Correct behavior (BSD)
is to provide an immediate response
from read(), recv(), select(), etc.
sqrt
Sun's cc recognizes sqrt() as a builtin,
even if math.h is not included and sqrt() is defined statically.
syslog
Under SCO OSR5, syslog() and openlog() need -lsocket -lnsl.
Under ESIX, syslog() and openlog() need -lgen.
Workaround: Ever heard of stderr?
tail
Solaris tail doesn't support -n.
Solution: replace tail -n 1 with tail -1.
tcsetpgrp
Under OSF/1, tcsetpgrp() on an unreadable fd fails with EACCES.
time_t
NEWS-OS needs sys/types.h, not just time.h, for time_t.
On AIX, sys/time.h doesn't include time.h;
in particular, it doesn't define struct tm.

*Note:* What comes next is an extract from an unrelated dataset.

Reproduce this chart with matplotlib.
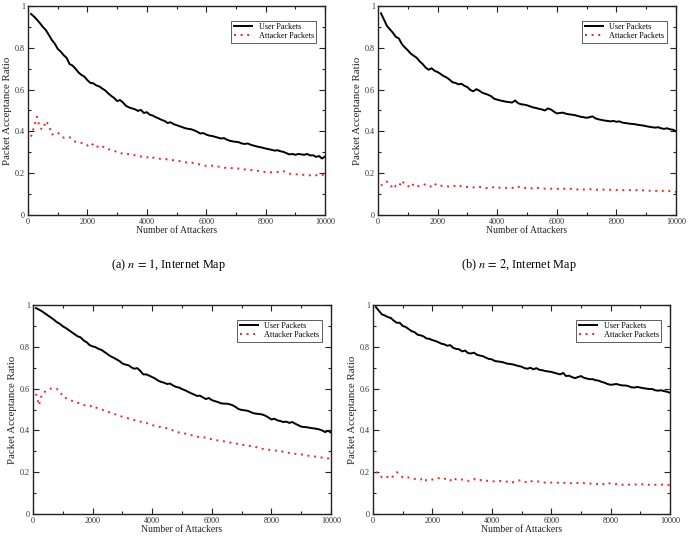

At some point the glibc developers
deliberately added the same problem to glibc.
tr
On Solaris 5.8,
tr -cd '[a-z]' deletes all characters except abcdefghijklmnopqrstuvwxyz
while
tr -cd 'a-z' deletes all characters except a, z, hyphen.
On Linux,
tr -cd '[a-z]' deletes all characters except abcdefghijklmnopqrstuvwxyz and brackets,
while
tr -cd 'a-z' deletes all characters except abcdefghijklmnopqrstuvwxyz.
vfork
Irix doesn't have vfork().
vi
Reported by Seth Kurtzberg:
``The command in vi that exchanges two characters is "fixed" in Aix.
One uses the characters to the left and right of the cursor,
and the other uses two characters to the right of the cursor.''
waitpid
Apparently no longer a problem.
I haven't seen any -waitpid reports since January 2000.